• _Exercise directions_: Below are the records; give again exactly the lines from the one containing "What matplotlib code" through the one containing "from matplotlib.transforms import Transform", leaving out pictures.

• _Material shown_:
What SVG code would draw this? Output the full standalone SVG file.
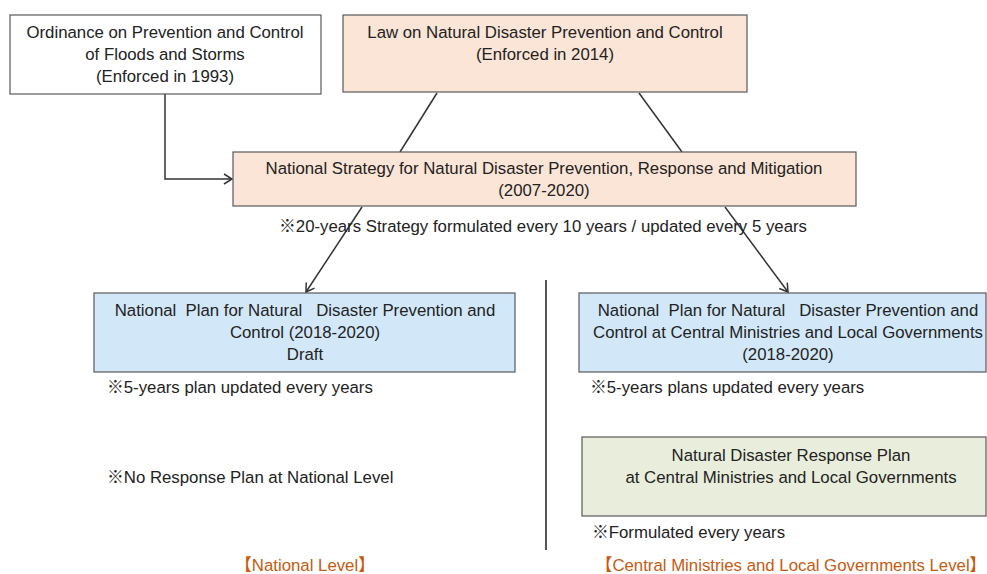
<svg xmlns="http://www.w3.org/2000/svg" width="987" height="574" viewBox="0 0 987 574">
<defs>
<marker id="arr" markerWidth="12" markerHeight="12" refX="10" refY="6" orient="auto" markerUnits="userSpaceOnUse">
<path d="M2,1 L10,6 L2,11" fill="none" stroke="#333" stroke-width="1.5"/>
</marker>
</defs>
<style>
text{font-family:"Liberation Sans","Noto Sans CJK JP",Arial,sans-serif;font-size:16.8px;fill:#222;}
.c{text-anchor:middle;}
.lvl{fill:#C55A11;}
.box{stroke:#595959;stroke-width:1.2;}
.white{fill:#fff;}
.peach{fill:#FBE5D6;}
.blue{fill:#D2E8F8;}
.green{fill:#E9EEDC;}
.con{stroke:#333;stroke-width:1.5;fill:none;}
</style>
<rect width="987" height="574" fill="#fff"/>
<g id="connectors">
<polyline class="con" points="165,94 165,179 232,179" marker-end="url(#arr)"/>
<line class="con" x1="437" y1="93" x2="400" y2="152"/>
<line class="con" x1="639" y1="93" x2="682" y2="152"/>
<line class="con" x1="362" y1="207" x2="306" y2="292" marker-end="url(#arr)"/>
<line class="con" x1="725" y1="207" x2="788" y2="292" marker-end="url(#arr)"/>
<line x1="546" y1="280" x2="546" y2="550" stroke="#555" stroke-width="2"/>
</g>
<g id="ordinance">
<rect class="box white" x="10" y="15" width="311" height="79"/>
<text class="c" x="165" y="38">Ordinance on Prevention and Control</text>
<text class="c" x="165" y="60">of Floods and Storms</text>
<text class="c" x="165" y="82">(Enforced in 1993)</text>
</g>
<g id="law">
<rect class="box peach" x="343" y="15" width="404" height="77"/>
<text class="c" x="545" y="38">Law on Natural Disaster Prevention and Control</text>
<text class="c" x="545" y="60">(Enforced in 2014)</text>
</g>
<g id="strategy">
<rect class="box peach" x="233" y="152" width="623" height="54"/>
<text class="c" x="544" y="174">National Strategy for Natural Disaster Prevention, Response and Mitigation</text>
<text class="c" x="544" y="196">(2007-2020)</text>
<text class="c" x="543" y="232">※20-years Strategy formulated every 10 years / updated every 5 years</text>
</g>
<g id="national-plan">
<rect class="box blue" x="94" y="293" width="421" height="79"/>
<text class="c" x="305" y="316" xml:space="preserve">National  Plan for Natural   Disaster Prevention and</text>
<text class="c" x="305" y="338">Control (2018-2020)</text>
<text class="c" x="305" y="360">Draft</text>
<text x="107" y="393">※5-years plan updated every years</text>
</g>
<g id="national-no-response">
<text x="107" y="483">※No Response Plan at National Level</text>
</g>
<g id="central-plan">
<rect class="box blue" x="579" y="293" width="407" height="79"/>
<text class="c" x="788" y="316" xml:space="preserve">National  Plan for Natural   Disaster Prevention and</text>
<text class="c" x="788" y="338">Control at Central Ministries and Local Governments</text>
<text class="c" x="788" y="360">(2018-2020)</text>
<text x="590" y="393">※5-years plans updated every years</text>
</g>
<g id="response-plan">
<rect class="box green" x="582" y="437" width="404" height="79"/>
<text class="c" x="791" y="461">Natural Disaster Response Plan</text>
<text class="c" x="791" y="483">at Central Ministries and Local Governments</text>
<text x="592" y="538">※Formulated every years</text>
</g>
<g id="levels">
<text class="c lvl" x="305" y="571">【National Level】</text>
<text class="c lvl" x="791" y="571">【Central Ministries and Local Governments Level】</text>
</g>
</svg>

--

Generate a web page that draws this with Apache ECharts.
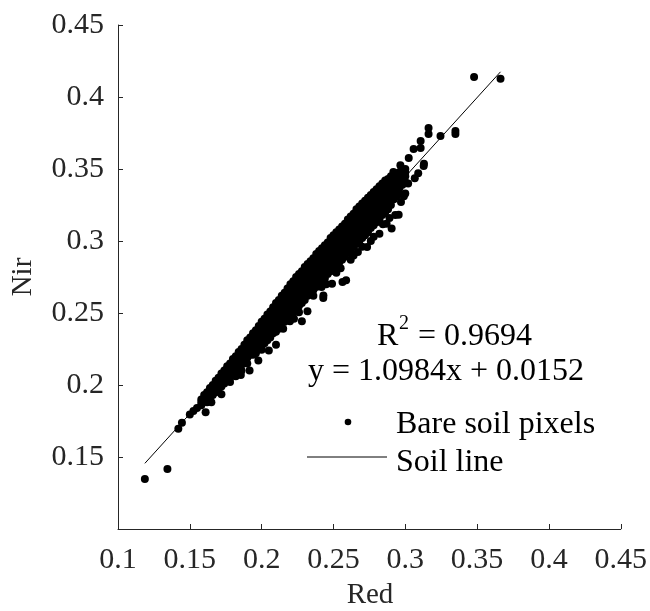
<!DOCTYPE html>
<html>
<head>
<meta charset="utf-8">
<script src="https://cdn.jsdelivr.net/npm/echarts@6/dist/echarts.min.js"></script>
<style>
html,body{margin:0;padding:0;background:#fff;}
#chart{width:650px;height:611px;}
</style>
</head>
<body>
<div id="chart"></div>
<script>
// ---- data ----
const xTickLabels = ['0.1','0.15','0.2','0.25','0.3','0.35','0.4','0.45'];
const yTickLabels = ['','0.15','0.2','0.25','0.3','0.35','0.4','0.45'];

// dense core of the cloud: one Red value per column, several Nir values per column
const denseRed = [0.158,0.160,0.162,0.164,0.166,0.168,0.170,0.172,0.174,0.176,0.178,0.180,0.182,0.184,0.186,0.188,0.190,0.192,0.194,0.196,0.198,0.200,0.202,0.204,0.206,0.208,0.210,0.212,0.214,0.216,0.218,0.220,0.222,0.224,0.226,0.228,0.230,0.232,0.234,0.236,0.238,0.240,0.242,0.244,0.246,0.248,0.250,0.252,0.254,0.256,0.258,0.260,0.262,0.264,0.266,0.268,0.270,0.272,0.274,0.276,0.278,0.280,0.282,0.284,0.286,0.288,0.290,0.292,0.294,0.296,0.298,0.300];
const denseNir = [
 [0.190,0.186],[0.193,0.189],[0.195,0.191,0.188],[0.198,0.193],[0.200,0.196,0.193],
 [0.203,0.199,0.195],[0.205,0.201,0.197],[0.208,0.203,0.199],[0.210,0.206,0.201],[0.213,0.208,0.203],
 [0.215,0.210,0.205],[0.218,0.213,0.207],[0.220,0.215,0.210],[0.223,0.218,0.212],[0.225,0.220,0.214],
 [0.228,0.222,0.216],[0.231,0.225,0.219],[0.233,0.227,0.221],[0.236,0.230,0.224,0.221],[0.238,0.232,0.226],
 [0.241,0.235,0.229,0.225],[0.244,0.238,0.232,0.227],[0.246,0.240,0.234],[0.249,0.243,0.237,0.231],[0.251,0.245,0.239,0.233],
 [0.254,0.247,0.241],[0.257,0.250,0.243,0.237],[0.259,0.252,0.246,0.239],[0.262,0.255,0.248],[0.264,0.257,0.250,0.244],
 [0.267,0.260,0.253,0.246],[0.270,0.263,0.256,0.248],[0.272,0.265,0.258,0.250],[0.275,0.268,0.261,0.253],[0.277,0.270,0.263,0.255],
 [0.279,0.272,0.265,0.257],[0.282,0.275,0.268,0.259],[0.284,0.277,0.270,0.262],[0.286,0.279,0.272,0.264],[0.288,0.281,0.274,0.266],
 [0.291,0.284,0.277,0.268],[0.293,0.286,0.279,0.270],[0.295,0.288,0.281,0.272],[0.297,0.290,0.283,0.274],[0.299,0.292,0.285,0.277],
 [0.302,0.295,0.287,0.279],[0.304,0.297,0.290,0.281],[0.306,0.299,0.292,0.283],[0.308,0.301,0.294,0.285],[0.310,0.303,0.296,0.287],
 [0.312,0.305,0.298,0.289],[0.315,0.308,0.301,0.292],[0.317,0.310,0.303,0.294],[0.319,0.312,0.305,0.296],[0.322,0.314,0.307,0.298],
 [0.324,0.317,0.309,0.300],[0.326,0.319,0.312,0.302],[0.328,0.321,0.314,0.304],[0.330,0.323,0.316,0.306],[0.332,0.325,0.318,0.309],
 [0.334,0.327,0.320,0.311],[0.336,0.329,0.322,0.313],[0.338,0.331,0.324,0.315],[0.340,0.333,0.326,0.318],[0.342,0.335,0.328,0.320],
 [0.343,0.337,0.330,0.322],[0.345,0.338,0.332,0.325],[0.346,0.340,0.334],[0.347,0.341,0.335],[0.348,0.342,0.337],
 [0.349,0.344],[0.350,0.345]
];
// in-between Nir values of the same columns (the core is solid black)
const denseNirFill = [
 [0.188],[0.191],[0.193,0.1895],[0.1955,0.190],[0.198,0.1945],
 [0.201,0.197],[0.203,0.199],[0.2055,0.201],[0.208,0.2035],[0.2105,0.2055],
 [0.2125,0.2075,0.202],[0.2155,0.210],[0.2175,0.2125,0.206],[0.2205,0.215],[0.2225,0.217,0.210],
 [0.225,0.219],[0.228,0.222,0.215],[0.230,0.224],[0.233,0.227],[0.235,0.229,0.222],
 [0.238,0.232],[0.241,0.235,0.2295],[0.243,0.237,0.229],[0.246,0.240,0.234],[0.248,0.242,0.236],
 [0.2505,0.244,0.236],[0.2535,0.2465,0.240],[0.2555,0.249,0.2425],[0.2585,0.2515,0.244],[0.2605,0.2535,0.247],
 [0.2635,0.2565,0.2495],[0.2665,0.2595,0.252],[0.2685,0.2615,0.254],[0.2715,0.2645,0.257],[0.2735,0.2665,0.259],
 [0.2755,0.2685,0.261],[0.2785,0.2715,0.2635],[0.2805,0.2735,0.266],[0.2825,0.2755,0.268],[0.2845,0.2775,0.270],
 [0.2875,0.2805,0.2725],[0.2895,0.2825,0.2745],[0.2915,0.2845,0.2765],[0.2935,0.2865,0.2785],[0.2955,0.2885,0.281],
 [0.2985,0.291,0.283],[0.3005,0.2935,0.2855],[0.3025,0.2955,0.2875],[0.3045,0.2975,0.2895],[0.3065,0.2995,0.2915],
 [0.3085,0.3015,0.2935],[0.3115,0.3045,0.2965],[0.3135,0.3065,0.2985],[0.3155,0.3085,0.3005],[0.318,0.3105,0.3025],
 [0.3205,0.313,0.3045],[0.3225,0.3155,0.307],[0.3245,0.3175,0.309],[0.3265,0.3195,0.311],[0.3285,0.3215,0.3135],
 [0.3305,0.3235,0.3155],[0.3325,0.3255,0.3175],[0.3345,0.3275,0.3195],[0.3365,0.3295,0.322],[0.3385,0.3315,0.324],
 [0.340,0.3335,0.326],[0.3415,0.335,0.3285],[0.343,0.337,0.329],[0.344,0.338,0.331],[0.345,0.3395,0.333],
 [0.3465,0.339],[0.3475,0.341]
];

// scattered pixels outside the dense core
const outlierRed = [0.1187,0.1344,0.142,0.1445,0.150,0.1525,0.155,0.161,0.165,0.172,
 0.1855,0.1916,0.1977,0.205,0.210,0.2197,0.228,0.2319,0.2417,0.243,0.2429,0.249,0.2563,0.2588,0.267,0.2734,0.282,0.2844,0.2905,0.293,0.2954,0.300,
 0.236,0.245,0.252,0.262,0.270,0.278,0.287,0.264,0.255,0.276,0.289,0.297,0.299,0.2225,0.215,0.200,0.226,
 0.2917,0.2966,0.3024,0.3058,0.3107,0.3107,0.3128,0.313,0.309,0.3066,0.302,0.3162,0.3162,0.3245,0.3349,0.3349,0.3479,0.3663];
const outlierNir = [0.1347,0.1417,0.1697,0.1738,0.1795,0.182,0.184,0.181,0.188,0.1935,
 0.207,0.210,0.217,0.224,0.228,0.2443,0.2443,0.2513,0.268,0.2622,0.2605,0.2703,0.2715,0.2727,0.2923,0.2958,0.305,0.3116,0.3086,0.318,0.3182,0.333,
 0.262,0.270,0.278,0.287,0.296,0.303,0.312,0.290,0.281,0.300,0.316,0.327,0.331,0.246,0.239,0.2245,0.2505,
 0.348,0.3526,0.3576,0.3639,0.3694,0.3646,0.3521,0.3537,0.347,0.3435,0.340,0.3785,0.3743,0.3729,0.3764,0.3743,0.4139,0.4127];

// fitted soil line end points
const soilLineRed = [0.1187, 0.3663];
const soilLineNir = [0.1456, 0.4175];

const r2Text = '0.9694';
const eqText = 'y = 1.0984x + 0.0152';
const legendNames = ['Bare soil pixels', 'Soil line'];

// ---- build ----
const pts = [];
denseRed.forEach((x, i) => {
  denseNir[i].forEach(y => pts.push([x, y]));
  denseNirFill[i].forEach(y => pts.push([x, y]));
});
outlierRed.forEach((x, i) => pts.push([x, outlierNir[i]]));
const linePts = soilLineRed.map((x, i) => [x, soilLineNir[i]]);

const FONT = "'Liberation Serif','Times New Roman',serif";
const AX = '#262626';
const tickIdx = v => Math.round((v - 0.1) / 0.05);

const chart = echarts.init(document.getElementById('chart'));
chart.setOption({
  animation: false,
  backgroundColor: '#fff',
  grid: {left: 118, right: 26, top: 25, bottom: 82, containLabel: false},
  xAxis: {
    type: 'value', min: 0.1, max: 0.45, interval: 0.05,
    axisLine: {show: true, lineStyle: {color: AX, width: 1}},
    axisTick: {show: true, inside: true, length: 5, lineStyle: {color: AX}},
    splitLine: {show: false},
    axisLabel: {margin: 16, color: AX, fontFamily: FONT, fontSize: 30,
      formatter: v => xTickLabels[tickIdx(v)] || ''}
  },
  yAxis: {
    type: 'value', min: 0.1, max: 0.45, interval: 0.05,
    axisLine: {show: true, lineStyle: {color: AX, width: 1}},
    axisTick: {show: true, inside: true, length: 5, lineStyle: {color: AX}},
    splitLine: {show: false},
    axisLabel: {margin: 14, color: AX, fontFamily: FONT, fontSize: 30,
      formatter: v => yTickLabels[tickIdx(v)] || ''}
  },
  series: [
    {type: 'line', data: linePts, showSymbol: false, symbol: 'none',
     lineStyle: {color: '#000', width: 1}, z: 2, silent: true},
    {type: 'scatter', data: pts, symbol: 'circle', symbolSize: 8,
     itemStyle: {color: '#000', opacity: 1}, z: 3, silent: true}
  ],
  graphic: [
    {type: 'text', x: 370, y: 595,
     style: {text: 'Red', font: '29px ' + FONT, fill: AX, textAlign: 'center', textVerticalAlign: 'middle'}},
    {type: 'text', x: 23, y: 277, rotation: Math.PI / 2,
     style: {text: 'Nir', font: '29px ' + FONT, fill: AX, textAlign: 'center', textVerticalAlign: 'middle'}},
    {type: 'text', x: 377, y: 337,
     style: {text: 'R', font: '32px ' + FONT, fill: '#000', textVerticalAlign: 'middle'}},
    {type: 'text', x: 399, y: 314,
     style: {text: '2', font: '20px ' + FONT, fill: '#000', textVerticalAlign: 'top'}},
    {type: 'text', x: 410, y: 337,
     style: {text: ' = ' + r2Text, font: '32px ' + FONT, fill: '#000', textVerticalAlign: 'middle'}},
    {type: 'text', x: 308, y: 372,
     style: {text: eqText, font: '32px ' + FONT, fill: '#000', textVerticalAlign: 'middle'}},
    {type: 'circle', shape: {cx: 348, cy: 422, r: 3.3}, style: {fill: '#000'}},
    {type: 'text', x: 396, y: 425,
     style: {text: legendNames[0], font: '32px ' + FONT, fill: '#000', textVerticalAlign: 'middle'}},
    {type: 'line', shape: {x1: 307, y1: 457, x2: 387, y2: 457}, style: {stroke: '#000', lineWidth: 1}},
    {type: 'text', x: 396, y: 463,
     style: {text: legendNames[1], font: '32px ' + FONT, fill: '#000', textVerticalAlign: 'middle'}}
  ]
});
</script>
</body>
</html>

* * *

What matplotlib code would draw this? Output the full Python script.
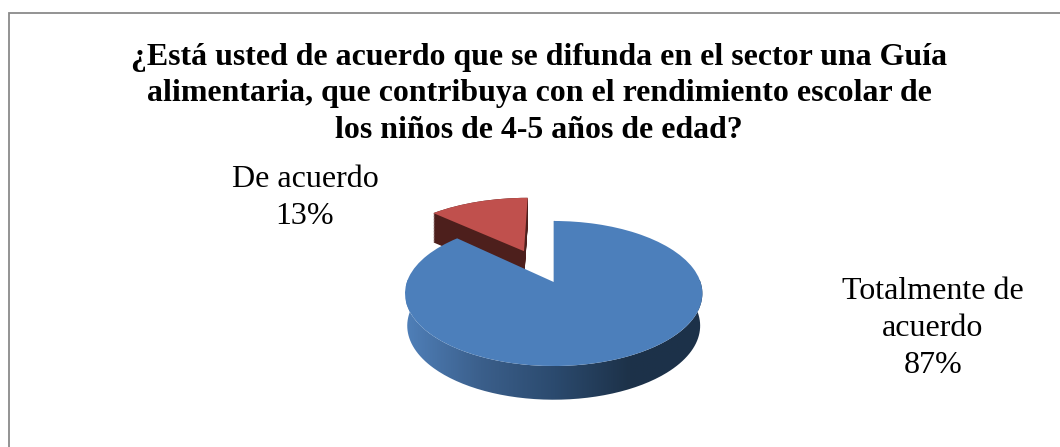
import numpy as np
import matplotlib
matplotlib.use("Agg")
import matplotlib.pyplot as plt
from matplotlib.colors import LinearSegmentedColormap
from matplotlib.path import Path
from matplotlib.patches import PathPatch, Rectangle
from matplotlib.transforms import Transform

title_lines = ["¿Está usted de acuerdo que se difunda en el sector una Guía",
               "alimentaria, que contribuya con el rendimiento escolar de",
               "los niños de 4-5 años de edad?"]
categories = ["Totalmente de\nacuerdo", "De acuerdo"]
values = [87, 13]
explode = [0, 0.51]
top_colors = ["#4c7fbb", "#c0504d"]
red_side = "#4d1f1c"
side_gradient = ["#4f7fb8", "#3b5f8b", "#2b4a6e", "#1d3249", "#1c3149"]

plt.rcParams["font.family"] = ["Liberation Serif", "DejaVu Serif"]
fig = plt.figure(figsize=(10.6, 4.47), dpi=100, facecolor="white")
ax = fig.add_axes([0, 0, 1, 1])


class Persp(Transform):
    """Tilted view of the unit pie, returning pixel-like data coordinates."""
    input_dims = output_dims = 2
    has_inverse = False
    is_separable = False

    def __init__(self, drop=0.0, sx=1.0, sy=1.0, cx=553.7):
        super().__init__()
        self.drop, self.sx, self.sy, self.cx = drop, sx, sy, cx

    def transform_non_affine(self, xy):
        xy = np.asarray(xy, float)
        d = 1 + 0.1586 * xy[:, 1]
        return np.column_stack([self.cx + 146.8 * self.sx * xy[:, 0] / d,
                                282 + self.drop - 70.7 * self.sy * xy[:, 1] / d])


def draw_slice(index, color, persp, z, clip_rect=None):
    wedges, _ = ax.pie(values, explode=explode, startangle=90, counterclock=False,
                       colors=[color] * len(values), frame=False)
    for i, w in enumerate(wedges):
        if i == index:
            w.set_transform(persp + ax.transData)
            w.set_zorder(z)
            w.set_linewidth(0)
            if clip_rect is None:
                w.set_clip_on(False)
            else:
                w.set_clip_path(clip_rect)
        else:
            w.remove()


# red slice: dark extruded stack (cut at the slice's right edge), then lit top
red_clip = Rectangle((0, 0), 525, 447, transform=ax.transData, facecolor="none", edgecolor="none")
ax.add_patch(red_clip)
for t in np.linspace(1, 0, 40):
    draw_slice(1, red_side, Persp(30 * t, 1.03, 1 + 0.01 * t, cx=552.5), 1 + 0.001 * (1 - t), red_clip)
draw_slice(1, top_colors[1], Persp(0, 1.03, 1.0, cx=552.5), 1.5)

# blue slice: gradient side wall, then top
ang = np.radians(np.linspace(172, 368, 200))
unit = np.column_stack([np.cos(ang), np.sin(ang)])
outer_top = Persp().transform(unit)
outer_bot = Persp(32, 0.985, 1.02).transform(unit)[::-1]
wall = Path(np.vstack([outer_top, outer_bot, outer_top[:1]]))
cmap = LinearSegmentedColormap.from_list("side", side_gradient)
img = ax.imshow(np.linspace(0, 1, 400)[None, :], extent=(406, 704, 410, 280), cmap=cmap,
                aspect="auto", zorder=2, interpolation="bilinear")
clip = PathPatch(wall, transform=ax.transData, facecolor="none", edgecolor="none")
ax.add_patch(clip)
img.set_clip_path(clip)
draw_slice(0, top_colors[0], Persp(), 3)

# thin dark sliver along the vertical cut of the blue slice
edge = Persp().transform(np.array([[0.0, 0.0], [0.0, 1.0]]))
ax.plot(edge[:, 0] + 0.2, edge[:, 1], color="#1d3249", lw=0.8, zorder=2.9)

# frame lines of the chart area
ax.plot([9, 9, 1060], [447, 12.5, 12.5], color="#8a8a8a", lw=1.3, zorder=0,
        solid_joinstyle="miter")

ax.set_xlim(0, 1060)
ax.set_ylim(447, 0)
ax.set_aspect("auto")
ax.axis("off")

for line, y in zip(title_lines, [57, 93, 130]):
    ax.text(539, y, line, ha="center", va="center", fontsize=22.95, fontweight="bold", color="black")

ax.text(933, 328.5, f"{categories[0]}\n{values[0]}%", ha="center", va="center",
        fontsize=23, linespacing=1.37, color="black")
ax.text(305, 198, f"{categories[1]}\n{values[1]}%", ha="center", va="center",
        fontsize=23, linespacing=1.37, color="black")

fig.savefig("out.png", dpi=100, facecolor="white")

• _Completed task_:
What matplotlib code would draw this? Output the full Python script.
import numpy as np
import matplotlib
matplotlib.use("Agg")
import matplotlib.pyplot as plt
from matplotlib.colors import LinearSegmentedColormap
from matplotlib.path import Path
from matplotlib.patches import PathPatch, Rectangle
from matplotlib.transforms import Transform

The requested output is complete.